Omit all pictures and transcribe only the lines in the entries below that run from the line with "Reproduce this chart with Plotly." through the line with "y_ticks = [0, 2000, 4000, 6000, 8000, 10000, 12000]".

━━━ Rows ━━━

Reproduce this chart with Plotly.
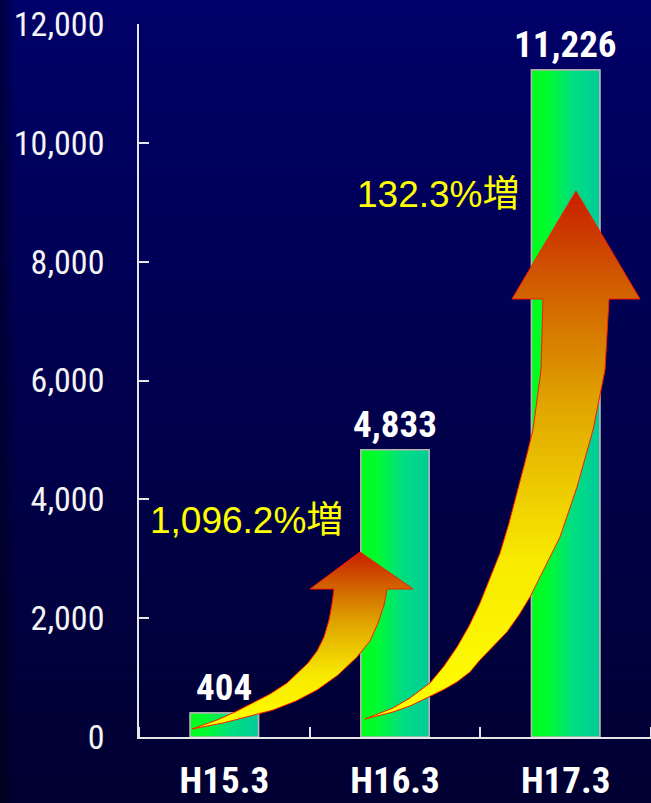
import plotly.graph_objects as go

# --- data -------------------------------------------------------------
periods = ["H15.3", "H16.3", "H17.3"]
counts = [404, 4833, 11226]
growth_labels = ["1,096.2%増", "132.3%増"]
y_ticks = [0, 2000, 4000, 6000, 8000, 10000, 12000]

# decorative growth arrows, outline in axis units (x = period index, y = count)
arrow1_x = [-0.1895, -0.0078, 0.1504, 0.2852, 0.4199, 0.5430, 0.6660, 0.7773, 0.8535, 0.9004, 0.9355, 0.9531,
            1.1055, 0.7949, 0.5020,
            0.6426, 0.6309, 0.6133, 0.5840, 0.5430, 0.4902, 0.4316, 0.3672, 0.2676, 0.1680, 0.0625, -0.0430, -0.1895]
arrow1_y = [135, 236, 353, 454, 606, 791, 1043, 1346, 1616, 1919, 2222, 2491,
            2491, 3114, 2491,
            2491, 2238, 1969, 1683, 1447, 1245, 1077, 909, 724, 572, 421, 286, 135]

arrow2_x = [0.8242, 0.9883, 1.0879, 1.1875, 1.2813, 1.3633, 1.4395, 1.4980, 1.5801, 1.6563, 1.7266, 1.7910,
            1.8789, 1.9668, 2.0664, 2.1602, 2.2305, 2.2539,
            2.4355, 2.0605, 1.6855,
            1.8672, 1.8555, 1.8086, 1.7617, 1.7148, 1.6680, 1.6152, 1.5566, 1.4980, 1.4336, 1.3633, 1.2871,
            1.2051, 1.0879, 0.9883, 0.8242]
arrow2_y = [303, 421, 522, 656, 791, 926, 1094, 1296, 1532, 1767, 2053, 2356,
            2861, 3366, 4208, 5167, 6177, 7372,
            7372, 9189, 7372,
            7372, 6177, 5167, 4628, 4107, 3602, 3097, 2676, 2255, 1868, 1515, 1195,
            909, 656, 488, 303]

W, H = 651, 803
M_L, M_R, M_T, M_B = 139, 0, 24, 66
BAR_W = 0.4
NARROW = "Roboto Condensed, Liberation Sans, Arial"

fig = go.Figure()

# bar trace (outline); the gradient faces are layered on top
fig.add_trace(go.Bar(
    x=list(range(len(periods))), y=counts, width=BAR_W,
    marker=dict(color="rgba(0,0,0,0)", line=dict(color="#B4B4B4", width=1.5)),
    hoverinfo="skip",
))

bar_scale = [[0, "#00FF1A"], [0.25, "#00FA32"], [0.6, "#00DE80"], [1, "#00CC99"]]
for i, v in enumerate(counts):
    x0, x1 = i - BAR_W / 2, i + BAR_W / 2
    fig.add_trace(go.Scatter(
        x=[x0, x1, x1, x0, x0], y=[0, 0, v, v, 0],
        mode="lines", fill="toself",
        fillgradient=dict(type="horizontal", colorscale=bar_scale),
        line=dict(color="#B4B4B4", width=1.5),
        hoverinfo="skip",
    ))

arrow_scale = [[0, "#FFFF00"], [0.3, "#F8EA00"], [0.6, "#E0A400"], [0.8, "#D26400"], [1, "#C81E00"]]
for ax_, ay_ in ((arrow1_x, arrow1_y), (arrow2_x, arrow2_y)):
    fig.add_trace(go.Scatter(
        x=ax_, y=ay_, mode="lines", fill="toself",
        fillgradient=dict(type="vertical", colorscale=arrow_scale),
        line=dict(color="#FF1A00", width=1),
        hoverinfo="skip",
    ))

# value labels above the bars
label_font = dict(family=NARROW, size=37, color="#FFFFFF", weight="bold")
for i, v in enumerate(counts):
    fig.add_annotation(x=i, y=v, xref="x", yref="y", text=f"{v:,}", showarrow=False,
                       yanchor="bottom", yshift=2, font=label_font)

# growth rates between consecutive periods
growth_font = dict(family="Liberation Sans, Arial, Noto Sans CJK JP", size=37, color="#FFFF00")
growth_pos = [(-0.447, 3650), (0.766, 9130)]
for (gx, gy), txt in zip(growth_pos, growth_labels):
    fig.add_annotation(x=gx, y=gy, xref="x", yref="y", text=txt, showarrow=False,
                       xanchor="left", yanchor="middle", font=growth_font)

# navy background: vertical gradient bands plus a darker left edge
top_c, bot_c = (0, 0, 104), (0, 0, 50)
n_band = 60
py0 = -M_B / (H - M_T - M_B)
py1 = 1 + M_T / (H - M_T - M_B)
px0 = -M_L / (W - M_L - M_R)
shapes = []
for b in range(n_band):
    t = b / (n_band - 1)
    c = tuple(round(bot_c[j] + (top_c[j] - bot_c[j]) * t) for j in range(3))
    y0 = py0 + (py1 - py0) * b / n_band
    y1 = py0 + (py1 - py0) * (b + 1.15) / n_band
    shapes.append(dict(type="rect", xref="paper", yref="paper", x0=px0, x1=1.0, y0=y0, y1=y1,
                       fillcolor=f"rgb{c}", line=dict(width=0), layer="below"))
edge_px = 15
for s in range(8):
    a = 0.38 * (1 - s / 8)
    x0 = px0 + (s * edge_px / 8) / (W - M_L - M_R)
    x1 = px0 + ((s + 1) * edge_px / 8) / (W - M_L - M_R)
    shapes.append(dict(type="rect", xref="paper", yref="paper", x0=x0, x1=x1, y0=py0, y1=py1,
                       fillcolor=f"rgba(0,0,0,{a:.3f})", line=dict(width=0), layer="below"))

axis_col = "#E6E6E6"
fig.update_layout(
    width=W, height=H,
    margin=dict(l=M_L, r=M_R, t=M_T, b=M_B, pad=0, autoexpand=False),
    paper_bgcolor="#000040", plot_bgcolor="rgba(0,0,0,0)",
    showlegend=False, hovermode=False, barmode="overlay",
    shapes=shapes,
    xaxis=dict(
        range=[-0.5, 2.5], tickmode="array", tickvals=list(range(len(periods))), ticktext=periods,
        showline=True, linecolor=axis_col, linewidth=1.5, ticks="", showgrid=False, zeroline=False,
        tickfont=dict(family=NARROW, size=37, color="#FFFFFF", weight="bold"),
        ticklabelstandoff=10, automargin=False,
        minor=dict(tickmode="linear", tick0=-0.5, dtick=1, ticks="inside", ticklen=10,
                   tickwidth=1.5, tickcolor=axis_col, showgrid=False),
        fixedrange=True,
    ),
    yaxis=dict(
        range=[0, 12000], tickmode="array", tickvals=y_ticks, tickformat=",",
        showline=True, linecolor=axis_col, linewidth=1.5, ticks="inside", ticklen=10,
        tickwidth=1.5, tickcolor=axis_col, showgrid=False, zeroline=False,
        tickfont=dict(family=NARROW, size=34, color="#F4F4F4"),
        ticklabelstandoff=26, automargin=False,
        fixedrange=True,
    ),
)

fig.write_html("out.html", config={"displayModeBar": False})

━━━
━━━ Rows ━━━

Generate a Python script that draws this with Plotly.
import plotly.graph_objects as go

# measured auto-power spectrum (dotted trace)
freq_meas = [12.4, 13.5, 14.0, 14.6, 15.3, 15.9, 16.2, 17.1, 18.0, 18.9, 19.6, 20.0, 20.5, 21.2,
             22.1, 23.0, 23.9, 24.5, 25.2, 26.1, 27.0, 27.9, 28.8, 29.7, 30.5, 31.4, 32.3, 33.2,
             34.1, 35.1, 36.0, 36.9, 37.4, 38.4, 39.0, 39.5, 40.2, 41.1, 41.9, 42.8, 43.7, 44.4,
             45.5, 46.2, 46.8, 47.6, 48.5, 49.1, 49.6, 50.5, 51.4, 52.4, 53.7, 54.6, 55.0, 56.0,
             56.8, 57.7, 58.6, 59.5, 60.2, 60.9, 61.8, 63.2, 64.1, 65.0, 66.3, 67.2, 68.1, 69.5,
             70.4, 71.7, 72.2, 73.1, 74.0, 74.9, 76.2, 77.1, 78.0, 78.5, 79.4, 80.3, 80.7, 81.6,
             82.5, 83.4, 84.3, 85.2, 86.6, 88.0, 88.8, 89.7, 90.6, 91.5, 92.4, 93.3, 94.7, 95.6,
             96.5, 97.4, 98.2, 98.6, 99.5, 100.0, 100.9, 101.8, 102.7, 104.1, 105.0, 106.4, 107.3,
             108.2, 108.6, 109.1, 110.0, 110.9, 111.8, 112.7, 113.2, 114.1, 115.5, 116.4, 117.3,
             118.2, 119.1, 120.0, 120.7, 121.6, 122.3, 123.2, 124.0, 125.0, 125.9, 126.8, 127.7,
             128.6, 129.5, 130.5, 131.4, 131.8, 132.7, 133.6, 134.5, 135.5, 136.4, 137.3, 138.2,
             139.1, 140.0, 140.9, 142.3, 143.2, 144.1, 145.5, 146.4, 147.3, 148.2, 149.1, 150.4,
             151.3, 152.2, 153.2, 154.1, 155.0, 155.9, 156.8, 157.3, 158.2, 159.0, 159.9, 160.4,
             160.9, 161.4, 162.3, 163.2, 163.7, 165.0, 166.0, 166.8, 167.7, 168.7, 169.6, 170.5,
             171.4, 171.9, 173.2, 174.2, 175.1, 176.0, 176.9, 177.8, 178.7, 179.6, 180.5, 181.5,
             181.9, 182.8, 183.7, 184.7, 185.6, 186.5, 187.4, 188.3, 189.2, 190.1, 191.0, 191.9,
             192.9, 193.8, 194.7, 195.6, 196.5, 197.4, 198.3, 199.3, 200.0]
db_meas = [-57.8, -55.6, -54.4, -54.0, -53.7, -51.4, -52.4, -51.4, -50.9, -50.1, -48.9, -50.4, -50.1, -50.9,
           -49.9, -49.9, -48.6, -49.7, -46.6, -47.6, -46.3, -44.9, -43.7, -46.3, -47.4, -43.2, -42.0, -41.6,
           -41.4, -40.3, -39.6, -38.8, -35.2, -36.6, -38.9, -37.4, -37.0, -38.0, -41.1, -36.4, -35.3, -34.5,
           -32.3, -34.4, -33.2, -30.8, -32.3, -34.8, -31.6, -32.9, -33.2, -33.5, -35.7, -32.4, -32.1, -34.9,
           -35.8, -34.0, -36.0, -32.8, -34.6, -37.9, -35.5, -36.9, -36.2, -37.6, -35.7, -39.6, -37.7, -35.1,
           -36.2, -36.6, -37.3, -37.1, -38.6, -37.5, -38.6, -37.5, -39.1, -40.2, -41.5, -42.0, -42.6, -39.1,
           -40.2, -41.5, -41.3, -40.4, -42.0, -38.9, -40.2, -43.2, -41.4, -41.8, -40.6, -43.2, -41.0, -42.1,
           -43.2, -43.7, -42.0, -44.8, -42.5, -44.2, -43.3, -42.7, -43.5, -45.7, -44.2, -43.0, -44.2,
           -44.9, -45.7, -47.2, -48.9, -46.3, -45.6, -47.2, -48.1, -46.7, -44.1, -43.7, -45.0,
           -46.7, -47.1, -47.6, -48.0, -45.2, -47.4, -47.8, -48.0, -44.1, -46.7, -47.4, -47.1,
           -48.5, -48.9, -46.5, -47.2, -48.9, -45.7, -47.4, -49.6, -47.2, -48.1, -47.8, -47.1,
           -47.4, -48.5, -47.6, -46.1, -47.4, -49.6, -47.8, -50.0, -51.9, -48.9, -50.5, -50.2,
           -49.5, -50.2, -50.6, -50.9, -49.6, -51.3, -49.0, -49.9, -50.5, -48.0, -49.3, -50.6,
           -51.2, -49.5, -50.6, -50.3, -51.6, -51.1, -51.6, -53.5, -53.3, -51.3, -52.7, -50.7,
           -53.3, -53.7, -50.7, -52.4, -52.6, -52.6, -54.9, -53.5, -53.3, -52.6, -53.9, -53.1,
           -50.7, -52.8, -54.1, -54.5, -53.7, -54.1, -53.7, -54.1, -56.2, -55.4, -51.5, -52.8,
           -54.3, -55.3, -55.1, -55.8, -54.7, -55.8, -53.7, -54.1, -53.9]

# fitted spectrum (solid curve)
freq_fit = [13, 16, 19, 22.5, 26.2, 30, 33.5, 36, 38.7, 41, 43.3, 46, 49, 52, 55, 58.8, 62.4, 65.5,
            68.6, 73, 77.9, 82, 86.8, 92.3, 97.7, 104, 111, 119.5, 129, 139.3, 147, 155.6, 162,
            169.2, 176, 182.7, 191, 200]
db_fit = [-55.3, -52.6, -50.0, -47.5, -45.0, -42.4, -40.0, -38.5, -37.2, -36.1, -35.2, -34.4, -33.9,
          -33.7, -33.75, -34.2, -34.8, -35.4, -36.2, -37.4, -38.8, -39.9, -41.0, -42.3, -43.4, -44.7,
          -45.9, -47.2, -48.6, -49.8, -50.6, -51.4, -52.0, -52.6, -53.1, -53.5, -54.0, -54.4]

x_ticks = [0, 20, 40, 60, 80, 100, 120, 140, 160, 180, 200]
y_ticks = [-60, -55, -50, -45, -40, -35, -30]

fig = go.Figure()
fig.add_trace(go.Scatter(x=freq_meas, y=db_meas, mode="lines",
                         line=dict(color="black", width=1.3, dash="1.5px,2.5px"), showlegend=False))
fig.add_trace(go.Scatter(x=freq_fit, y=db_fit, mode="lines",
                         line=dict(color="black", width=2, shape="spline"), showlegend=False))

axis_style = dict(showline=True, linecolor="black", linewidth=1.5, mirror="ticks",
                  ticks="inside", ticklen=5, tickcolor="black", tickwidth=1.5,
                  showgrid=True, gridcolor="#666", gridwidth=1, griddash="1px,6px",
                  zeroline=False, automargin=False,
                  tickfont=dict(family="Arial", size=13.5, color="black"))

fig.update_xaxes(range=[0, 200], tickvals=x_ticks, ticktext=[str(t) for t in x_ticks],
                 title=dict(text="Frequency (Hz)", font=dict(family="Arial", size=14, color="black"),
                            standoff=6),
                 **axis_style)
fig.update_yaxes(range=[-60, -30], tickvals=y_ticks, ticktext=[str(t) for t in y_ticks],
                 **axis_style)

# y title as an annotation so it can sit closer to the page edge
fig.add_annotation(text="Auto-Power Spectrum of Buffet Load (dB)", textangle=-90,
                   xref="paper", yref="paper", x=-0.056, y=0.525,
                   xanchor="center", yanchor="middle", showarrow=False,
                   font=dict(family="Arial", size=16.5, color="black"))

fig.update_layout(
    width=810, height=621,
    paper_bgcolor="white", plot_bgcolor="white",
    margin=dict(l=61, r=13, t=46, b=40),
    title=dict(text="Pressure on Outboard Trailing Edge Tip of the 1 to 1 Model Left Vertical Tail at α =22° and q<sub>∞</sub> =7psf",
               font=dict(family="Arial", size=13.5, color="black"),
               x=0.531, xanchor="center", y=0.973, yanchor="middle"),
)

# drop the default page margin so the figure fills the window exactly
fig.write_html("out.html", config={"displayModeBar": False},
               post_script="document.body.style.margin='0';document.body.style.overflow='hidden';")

━━━

**Task result**:
Reproduce this chart with Plotly.
import plotly.graph_objects as go

# --- data -------------------------------------------------------------
periods = ["H15.3", "H16.3", "H17.3"]
counts = [404, 4833, 11226]
growth_labels = ["1,096.2%増", "132.3%増"]
y_ticks = [0, 2000, 4000, 6000, 8000, 10000, 12000]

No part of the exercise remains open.